Die Ambivalenz gegenüber dem Anblick macht sich am Bauzaun fest. Er schützt vor der Hässlichkeit und wird gern mit Bildern „geschmückt“. Behinderten-Kunst, Kindergarten-Malerei und Graffiti erfreuen sich großer Beliebtheit, wenn auch nur Seitens der Veranstalter und Ausführenden. Auch Künstler engagieren sich oder werden für „Kunst am Bauzaun“ engagiert, im großen Stil etwa 2005 in der „Hafencity Hamburg“. Der Erfolg ließ sich nur danach bemessen, wie rasch die Bilder geklaut waren. Meisterwerke der Baustellen-Kunst sind selten.
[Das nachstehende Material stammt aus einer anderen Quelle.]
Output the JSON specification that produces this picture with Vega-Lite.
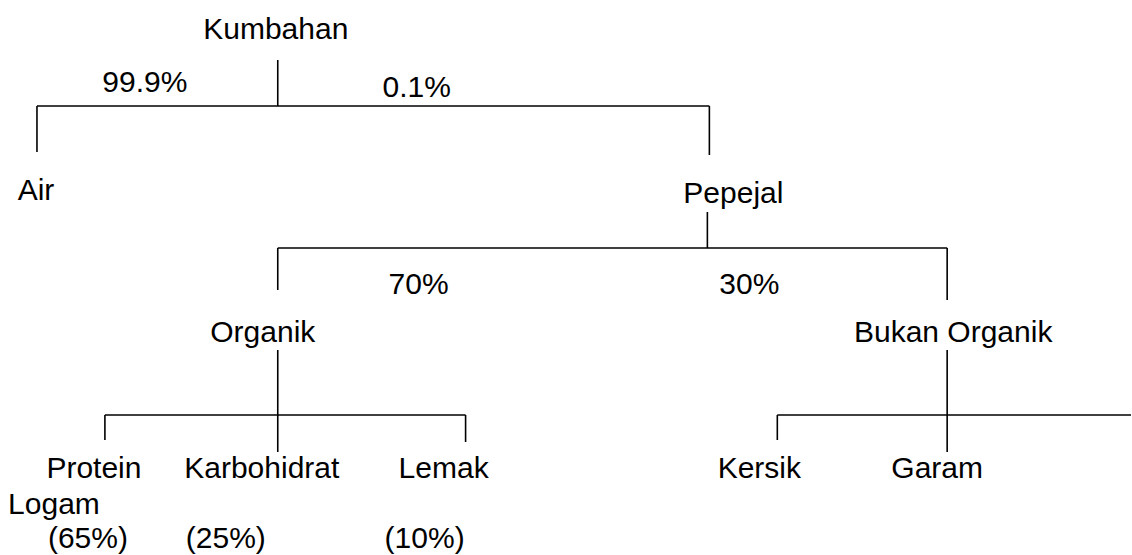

Heimo Zobernigs Staubnetz, das nur das Logo des Sponsors Generali abbildete, schrieb Kunstgeschichte. Sehr gelungen ist die Schriftlösung von Richard Hoeck mit Guckloch und der Aufschrift „you can´t stop looking at this“ (Innsbruck 2009). Mein persönliches Lieblings-Bauzaun-Kunstwerk stammt von Stephanie Hartung, es erinnert mich an Lucio Fontana. In die Abdeckfolie des Zauns hat die Künstlerin Löcher geschnitten. Durch sie fällt auf ultimativ künstlerische Weise der Blick auf das geordnetste Chaos der Welt.